**WORK TO COMPLETE**. Reproduce the lines below exactly, from the one containing "Rebuild this diagram" through the one containing "arc[start angle=270, end", both included. Leave out any pictures.
## begin RECORDS SHOWN
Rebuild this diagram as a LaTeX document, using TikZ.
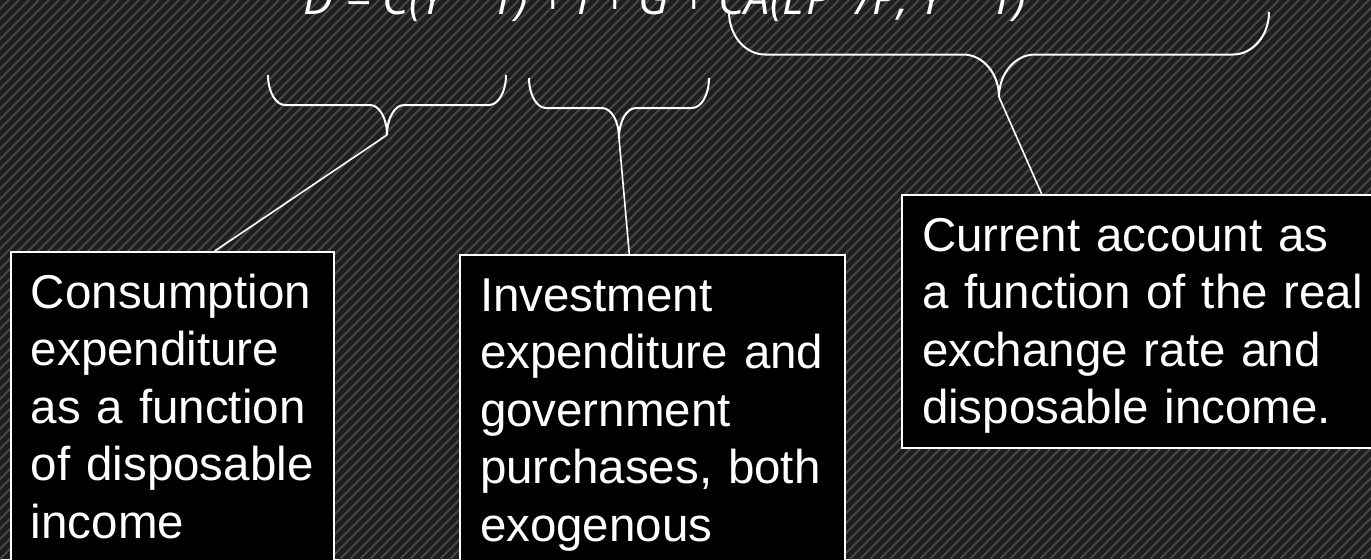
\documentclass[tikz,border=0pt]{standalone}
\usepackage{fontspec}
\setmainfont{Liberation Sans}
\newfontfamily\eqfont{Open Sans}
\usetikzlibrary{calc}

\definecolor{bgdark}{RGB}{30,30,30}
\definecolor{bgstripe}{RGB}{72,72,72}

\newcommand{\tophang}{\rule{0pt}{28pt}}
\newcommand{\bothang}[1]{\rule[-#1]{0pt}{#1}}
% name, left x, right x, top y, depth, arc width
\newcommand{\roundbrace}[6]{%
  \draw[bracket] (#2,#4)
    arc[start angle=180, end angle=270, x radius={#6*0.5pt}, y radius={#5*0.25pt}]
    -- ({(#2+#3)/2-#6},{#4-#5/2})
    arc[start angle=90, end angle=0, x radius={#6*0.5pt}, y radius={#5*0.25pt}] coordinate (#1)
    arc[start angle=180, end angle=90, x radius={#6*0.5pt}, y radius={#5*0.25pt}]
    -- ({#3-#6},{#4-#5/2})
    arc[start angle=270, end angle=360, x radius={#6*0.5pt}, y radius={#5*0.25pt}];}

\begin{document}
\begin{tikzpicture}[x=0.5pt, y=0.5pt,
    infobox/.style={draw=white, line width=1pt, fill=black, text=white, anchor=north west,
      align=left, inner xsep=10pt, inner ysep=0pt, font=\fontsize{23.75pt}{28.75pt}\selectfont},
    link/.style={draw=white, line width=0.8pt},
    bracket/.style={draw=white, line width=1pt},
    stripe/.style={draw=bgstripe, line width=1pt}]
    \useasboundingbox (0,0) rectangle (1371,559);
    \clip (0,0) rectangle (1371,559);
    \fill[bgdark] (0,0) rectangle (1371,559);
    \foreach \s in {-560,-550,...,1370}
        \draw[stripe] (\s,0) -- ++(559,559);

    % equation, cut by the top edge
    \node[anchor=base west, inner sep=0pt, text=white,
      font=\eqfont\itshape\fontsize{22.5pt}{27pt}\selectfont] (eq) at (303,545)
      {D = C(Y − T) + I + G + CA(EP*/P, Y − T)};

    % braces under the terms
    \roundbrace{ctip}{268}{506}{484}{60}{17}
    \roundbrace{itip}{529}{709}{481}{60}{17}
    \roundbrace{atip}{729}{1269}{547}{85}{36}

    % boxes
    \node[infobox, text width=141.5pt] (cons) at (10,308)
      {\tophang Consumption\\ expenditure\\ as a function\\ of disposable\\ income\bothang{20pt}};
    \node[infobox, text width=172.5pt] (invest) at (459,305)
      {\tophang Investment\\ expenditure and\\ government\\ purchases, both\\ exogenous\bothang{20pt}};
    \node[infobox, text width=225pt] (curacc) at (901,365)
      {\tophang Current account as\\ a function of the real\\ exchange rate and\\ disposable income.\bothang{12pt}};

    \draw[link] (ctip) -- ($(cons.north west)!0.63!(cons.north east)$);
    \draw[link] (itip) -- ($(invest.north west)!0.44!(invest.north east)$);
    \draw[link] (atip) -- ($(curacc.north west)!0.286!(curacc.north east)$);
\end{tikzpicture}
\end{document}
## end RECORDS SHOWN
## begin RECORDS SHOWN
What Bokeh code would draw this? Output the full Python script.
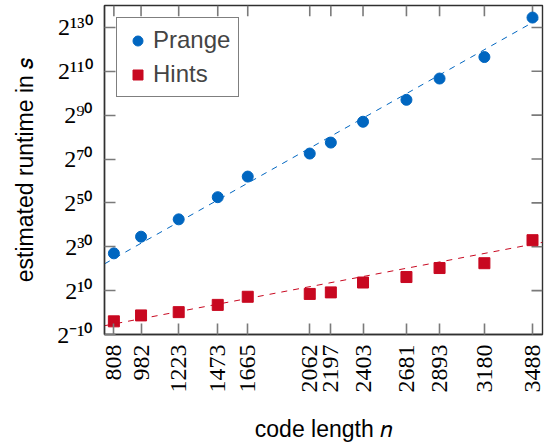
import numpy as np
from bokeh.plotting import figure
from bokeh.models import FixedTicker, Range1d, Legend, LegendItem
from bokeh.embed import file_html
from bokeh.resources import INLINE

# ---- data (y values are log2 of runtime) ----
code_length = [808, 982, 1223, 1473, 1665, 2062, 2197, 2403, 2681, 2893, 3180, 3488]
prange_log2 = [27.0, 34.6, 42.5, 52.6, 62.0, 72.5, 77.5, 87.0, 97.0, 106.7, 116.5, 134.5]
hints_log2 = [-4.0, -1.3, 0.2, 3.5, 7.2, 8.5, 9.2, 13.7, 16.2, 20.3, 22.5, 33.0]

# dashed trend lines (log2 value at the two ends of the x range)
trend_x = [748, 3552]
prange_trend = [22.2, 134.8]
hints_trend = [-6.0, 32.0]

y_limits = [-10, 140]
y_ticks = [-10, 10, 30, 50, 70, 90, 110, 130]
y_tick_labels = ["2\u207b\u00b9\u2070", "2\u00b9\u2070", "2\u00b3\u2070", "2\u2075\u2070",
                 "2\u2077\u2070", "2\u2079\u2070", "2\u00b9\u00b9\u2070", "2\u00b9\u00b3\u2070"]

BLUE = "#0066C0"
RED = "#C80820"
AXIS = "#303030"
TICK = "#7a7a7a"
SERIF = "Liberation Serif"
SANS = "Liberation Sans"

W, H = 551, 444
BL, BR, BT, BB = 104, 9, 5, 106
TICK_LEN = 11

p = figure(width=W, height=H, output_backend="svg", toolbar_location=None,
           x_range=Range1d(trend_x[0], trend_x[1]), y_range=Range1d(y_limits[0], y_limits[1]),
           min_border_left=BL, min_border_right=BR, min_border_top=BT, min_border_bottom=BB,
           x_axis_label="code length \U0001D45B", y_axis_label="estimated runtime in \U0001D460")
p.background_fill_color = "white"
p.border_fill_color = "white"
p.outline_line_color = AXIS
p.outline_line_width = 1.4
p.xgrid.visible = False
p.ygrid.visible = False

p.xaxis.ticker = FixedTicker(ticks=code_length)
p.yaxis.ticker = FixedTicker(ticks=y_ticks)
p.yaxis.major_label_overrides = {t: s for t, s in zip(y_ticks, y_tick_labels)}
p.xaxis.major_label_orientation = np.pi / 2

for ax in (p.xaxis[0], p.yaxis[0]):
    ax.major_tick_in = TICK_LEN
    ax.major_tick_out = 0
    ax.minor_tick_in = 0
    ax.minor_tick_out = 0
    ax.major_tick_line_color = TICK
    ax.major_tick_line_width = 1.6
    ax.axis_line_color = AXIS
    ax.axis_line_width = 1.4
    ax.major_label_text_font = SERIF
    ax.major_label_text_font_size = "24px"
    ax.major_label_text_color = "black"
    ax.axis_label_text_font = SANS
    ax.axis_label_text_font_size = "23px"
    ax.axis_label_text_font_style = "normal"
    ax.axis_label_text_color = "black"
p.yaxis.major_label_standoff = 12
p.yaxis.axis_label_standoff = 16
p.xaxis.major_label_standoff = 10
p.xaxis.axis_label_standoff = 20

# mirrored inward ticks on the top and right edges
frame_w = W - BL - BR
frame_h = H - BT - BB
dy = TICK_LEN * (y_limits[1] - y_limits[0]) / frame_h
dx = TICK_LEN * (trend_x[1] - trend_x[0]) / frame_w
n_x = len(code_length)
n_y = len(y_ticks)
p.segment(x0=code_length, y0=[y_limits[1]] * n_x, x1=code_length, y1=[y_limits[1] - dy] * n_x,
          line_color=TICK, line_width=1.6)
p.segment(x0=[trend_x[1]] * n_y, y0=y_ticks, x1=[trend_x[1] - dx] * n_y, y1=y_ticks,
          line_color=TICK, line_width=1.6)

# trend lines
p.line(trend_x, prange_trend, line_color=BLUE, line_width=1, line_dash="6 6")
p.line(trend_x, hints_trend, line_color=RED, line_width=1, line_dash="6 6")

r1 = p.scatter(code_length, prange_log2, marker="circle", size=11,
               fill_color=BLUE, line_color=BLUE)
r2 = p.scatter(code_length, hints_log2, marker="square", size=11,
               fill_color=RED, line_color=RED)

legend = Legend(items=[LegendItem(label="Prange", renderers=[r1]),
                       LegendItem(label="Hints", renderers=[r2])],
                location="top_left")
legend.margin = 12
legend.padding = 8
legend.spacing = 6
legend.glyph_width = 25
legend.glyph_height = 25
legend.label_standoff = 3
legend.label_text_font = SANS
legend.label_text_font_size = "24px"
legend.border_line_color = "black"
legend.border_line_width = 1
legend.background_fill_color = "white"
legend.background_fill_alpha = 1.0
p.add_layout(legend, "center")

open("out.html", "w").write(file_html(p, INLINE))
## end RECORDS SHOWN
**EXERCISE RESPONSE**.
Rebuild this diagram as a LaTeX document, using TikZ.
\documentclass[tikz,border=0pt]{standalone}
\usepackage{fontspec}
\setmainfont{Liberation Sans}
\newfontfamily\eqfont{Open Sans}
\usetikzlibrary{calc}

\definecolor{bgdark}{RGB}{30,30,30}
\definecolor{bgstripe}{RGB}{72,72,72}

\newcommand{\tophang}{\rule{0pt}{28pt}}
\newcommand{\bothang}[1]{\rule[-#1]{0pt}{#1}}
% name, left x, right x, top y, depth, arc width
\newcommand{\roundbrace}[6]{%
  \draw[bracket] (#2,#4)
    arc[start angle=180, end angle=270, x radius={#6*0.5pt}, y radius={#5*0.25pt}]
    -- ({(#2+#3)/2-#6},{#4-#5/2})
    arc[start angle=90, end angle=0, x radius={#6*0.5pt}, y radius={#5*0.25pt}] coordinate (#1)
    arc[start angle=180, end angle=90, x radius={#6*0.5pt}, y radius={#5*0.25pt}]
    -- ({#3-#6},{#4-#5/2})
    arc[start angle=270, end angle=360, x radius={#6*0.5pt}, y radius={#5*0.25pt}];}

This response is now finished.